Deve-se notar, no entanto, que o princípio segundo o qual o gênero não perece comporta temperamentos. Nos casos em que, embora a obrigação seja genérica, porém o gênero seja limitado (genus limitatum), o perecimento ou a inviabilidade de todos os exemplares daquele acarretará na extinção da obrigação. (Monteiro, Washington de Barros. Curso de Direito Civil, Saraiva: São Paulo 2001, p. 85).

 

Assim, são considerados bens de gênero limitado os bois de determinada fazenda, o vinho de certa vindima, os livros de determinada edição, entre outros. ((Monteiro, Washington de Barros.
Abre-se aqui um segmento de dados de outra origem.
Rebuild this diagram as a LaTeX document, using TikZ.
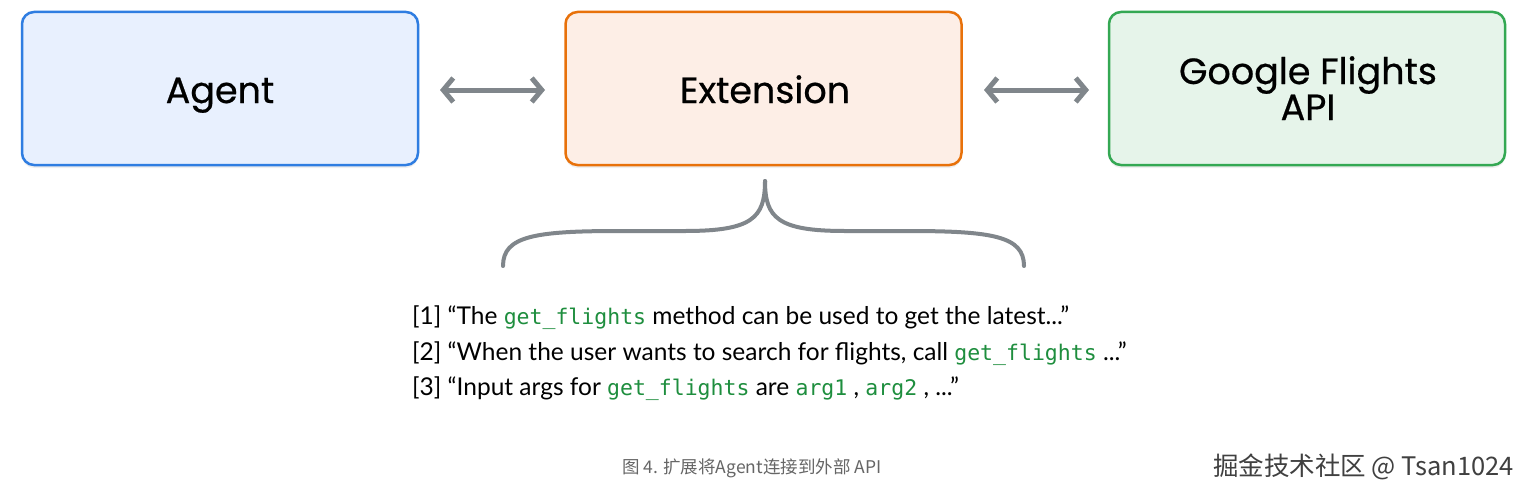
\documentclass[tikz,border=0pt]{standalone}
\usepackage{fontspec}
\setmainfont{Poppins}
\newfontfamily\labelfont[FakeBold=0.6]{Poppins}
\newfontfamily\bodyfont{Lato}
\newfontfamily\monofont{DejaVu Sans Mono}
\newfontfamily\cjkfont{Noto Sans CJK SC}
\usetikzlibrary{arrows.meta,shadows}
\definecolor{blueb}{HTML}{2F7DE1}
\definecolor{bluef}{HTML}{E8F0FE}
\definecolor{orangeb}{HTML}{E8710A}
\definecolor{orangef}{HTML}{FDEEE6}
\definecolor{greenb}{HTML}{34A853}
\definecolor{greenf}{HTML}{E6F4EA}
\definecolor{arrowgray}{HTML}{80868B}
\definecolor{codegreen}{HTML}{1E8E3E}
\definecolor{capgray}{HTML}{666666}
\newcommand{\code}[1]{{\monofont\fontsize{21.5}{24}\selectfont\color{codegreen}#1}}
\tikzset{
  box/.style={draw=#1b, fill=#1f, line width=2.5pt, rounded corners=12pt,
    minimum width=396pt, minimum height=153pt, inner sep=0pt,
    drop shadow={opacity=0.12, shadow xshift=0pt, shadow yshift=-3pt}},
  lbl/.style={anchor=base, inner sep=0pt, font=\labelfont\fontsize{36.5}{40}\selectfont},
  link/.style={arrowgray, line width=5pt, line cap=round,
    {Straight Barb[length=10pt,width=24pt]}-{Straight Barb[length=10pt,width=24pt]}},
  brace/.style={arrowgray, line width=4pt, line cap=round},
  item/.style={anchor=base west, inner sep=0pt, font=\bodyfont\fontsize{24.5}{27}\selectfont},
}
\begin{document}
\begin{tikzpicture}[x=1pt,y=-1pt]
\useasboundingbox[fill=white] (0,0) rectangle (1530,495);
\node[box=blue]   (agent) at (220,88.5) {};
\node[box=orange] (ext)   at (763.5,88.5) {};
\node[box=green]  (api)   at (1307,88.5) {};
\node[lbl] (agentlbl) at (220,103) {Agent};
\node[lbl] (extlbl)   at (765,103) {Extension};
\node[lbl] (apilbl1)  at (1308,84) {Google Flights};
\node[lbl] (apilbl2)  at (1308,120) {API};
\coordinate (a1) at (440,90);
\coordinate (a2) at (545,90);
\coordinate (b1) at (984,90);
\coordinate (b2) at (1089,90);
\draw[link] (a1) -- (a2);
\draw[link] (b1) -- (b2);
\coordinate (bl) at (503,266);
\coordinate (bc) at (765,181);
\coordinate (br) at (1024,266);
\draw[brace] (bl) .. controls (503,236) and (535,231) .. (620,231)
  -- (685,231) .. controls (752,231) and (765,218) .. (bc);
\draw[brace] (br) .. controls (1024,236) and (992,231) .. (907,231)
  -- (845,231) .. controls (778,231) and (765,218) .. (bc);
\node[item] (l1) at (412,324) {[1] “The \code{get\_flights} method can be used to get the latest...”};
\node[item] (l2) at (412,360) {[2] “When the user wants to search for flights, call \code{get\_flights} ...”};
\node[item] (l3) at (412,395) {[3] “Input args for \code{get\_flights} are \code{arg1} , \code{arg2} , ...”};
\node[anchor=base west, inner sep=0pt, text=capgray, font=\cjkfont\fontsize{17.5}{20}\selectfont] (cap) at (622,473) {图 4. 扩展将Agent连接到外部 API};
\node[anchor=base east, inner sep=0pt, text=black!75, font=\cjkfont\fontsize{25.5}{28}\selectfont] (wm) at (1514,475) {掘金技术社区 @ Tsan1024};
\end{tikzpicture}
\end{document}
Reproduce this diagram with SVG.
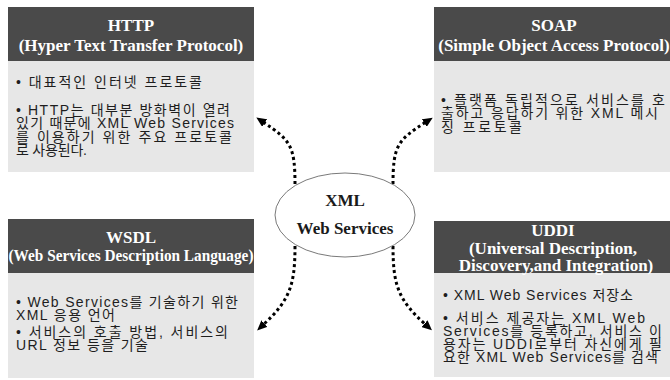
<svg xmlns="http://www.w3.org/2000/svg" width="670" height="380" viewBox="0 0 670 380">
<style>
.hd{fill:#4a4a4a}
.bd{fill:#e7e7e7}
.tt{font-family:"Liberation Serif","Times New Roman",serif;font-weight:bold;font-size:17px;fill:#fff;text-anchor:middle}
.tx{font-family:"Liberation Sans","Noto Sans CJK KR",sans-serif;font-size:14px;fill:#1e1e1e}
.ct{font-family:"Liberation Serif","Times New Roman",serif;font-weight:bold;font-size:17px;fill:#1a1a1a;text-anchor:middle}
.ar{fill:none;stroke:#000;stroke-width:3;stroke-dasharray:3 3;marker-end:url(#ah)}
</style>
<defs>
<marker id="ah" markerUnits="userSpaceOnUse" markerWidth="11" markerHeight="9" refX="2" refY="4.5" orient="auto">
<path d="M0,0 L10,4.5 L0,9 z" fill="#000"/>
</marker>
</defs>
<rect width="670" height="380" fill="#fff"/>

<g id="http">
<rect class="hd" x="8" y="7" width="246" height="54"/>
<rect class="bd" x="8" y="61" width="246" height="111"/>
<text class="tt" x="131" y="31">HTTP</text>
<text class="tt" x="131" y="51">(Hyper Text Transfer Protocol)</text>
<text class="tx" x="16" y="87" textLength="186" lengthAdjust="spacing">• 대표적인 인터넷 프로토콜</text>
<text class="tx" x="16" y="115" textLength="214" lengthAdjust="spacing">• HTTP는 대부분 방화벽이 열려</text>
<text class="tx" x="16" y="128" textLength="218" lengthAdjust="spacing">있기 때문에 XML Web Services</text>
<text class="tx" x="16" y="142" textLength="216" lengthAdjust="spacing">를 이용하기 위한 주요 프로토콜</text>
<text class="tx" x="16" y="155" textLength="71" lengthAdjust="spacing">로 사용된다.</text>
</g>

<g id="soap">
<rect class="hd" x="434" y="7" width="236" height="54"/>
<rect class="bd" x="434" y="61" width="236" height="111"/>
<text class="tt" x="554" y="31">SOAP</text>
<text class="tt" x="554" y="51">(Simple Object Access Protocol)</text>
<text class="tx" x="441" y="105" textLength="224" lengthAdjust="spacing">• 플랫폼 독립적으로 서비스를 호</text>
<text class="tx" x="441" y="118" textLength="217" lengthAdjust="spacing">출하고 응답하기 위한 XML 메시</text>
<text class="tx" x="441" y="132" textLength="81" lengthAdjust="spacing">징 프로토콜</text>
</g>

<g id="wsdl">
<rect class="hd" x="8" y="219" width="246" height="54"/>
<rect class="bd" x="8" y="273" width="246" height="105"/>
<text class="tt" x="131" y="243">WSDL</text>
<text class="tt" x="131" y="261" textLength="245" lengthAdjust="spacingAndGlyphs">(Web Services Description Language)</text>
<text class="tx" x="16" y="307" textLength="222" lengthAdjust="spacing">• Web Services를 기술하기 위한</text>
<text class="tx" x="16" y="320" textLength="99" lengthAdjust="spacing">XML 응용 언어</text>
<text class="tx" x="16" y="337" textLength="212" lengthAdjust="spacing">• 서비스의 호출 방법, 서비스의</text>
<text class="tx" x="16" y="350" textLength="132" lengthAdjust="spacing">URL 정보 등을 기술</text>
</g>

<g id="uddi">
<rect class="hd" x="434" y="221" width="236" height="52"/>
<rect class="bd" x="434" y="273" width="236" height="104"/>
<text class="tt" x="553" y="236">UDDI</text>
<text class="tt" x="553" y="254">(Universal Description,</text>
<text class="tt" x="556" y="271">Discovery,and Integration)</text>
<text class="tx" x="443" y="300" textLength="190" lengthAdjust="spacing">• XML Web Services 저장소</text>
<text class="tx" x="443" y="323" textLength="202" lengthAdjust="spacing">• 서비스 제공자는 XML Web</text>
<text class="tx" x="443" y="336" textLength="219" lengthAdjust="spacing">Services를 등록하고, 서비스 이</text>
<text class="tx" x="443" y="349" textLength="219" lengthAdjust="spacing">용자는 UDDI로부터 자신에게 필</text>
<text class="tx" x="443" y="362" textLength="215" lengthAdjust="spacing">요한 XML Web Services를 검색</text>
</g>

<g id="connectors">
<path class="ar" d="M295,184 C295,145 290,140 263,122"/>
<path class="ar" d="M393,184 C393,145 398,140 426,122"/>
<path class="ar" d="M295,246 C295,285 290,300 263,325"/>
<path class="ar" d="M393,246 C393,285 398,300 426,325"/>
</g>

<g id="xmlws">
<ellipse cx="345" cy="215" rx="70" ry="42" fill="#fff" stroke="#7a7a7a" stroke-width="1"/>
<text class="ct" x="345" y="206">XML</text>
<text class="ct" x="345" y="234">Web Services</text>
</g>
</svg>
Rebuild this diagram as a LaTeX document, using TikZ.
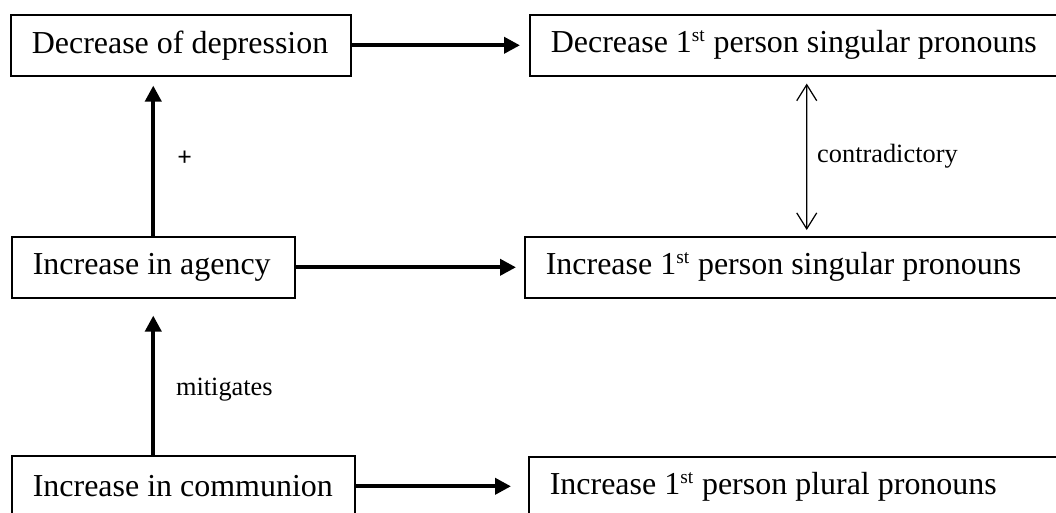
\documentclass[tikz,border=0pt]{standalone}
\usepackage{fontspec}
\setmainfont{Liberation Serif}
\newfontfamily\plusfont{Carlito}
\usetikzlibrary{arrows.meta}
\newcommand\ordsup[1]{\textsuperscript{\fontsize{11}{12}\selectfont #1}}
\tikzset{
  box/.style={draw, line width=0.9pt, minimum height=1.22cm, inner sep=0pt, inner xsep=0.42cm, anchor=north west, text width=#1, align=flush left, font=\fontsize{18.2}{21}\selectfont},
  link/.style={line width=2.2pt, -{Triangle[length=0.32cm,width=0.32cm]}},
  lbl/.style={font=\fontsize{15}{18}\selectfont}
}
\begin{document}
\begin{tikzpicture}[x=0.02cm, y=-0.02cm]
    \useasboundingbox (0, 0) rectangle (1056, 512);
    \clip (0, 0) rectangle (1056, 512);
    \node[box=5.96cm] (dep) at (10, 14) {Decrease of depression};
    \node[box=10.24cm] (decsing) at (529, 14) {Decrease 1\ordsup{st} person singular pronouns};
    \node[box=4.82cm] (agency) at (11, 236) {Increase in agency};
    \node[box=10.44cm] (incsing) at (524, 236) {Increase 1\ordsup{st} person singular pronouns};
    \node[box=6.02cm] (comm) at (11, 455) {Increase in communion};
    \node[box=10.44cm] (incplur) at (528, 456) {Increase 1\ordsup{st} person plural pronouns};
    \draw[link, shorten >=0.18cm] (dep.east) -- (decsing.west);
    \draw[link, shorten >=0.16cm] (agency.east) -- (incsing.west);
    \draw[link, shorten >=0.34cm] (comm.east) -- (comm.east -| incplur.west);
    \draw[link, shorten >=0.18cm] (agency.north) -- (agency.north |- dep.south) node[lbl, font=\plusfont\fontsize{15}{18}\selectfont, midway, right=0.34cm, yshift=-0.04cm] {+};
    \draw[link, shorten >=0.34cm] (agency.south |- comm.north) -- (agency.south) node[lbl, midway, right=0.3cm, yshift=-0.26cm] {mitigates};
    \draw[line width=0.7pt, {Straight Barb[length=0.32cm,width=0.4cm]}-{Straight Barb[length=0.32cm,width=0.4cm]}, shorten <=0.14cm, shorten >=0.12cm] (decsing.south) -- (incsing.north) node[lbl, midway, right=0.08cm] {contradictory};
\end{tikzpicture}
\end{document}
Curso de Direito Civil, Saraiva: São Paulo 2001, p. 85).

 

Por óbvio, em todos esses exemplos, a extinção, sem culpa do devedor, daquele grupo de coisas entre as quais o objeto da obrigação estava inserido acarreta em sua extinção. A esse respeito, gomes elogia a relação do Código Civil alemão o qual esclareceu que a responsabilidade do devedor nestes casos persistiria enquanto fosse possível uma prestação do gênero. (Gomes, Orlando. Obrigações. Rio de Janeiro: Forense, p. 230). (Luiz Paulo Cotrim Guimarães e Samuel Mezzalira et al, apud Direito.com, nos comentários ao CC 246, acessado em 20/03/2022, corrigido e aplicadas as devidas atualizações VD).

 

Em função disso, Sebastião de Assis Neto et al, como já apontado acima, antes da escolha não poderá o devedor alegar perda ou deterioração da coisa, ainda que por força maior ou caso fortuito (art. 246). Nesse caso, tem o devedor a obrigação de garantir ao credor a entrega da coisa de acordo com o gênero e quantidade indicados no negócio jurídico.

 

Com efeito, obrigando-se o devedor, por exemplo, à entrega de uma tonelada de soja, o objeto da obrigação é coisa incerta, razão pela qual a parte se obriga à entrega genérica da mercadoria, justamente em virtude da disponibilidade de seu estoque. Por isso antes do adquirente escolher a coisa a ser entregue, não pode haver alegação de perda ou deterioração, pois, antes da escolha, o interesse do comprador não é dirigido à mercadoria que tenha eventualmente perecido ou deteriorado, mas sobre algo indicado apenas pelo gênero, quantidade e qualidade. Por isso, o adquirente não pode sofrer com a perda da coisa genérica ainda não especificada (regra genus non perit). (Sebastião de Assis Neto, Marcelo de Jesus e Maria Izabel Melo, em Manual de Direito Civil, Volume Único. Item 1. Classificação legal das obrigações Item 1.1.3.1. Concentração, p. 620, Comentários ao CC. 246. Ed. JuspodiVm, 6ª ed., consultado em 20/03/2022, corrigido e aplicadas as devidas atualizações VD).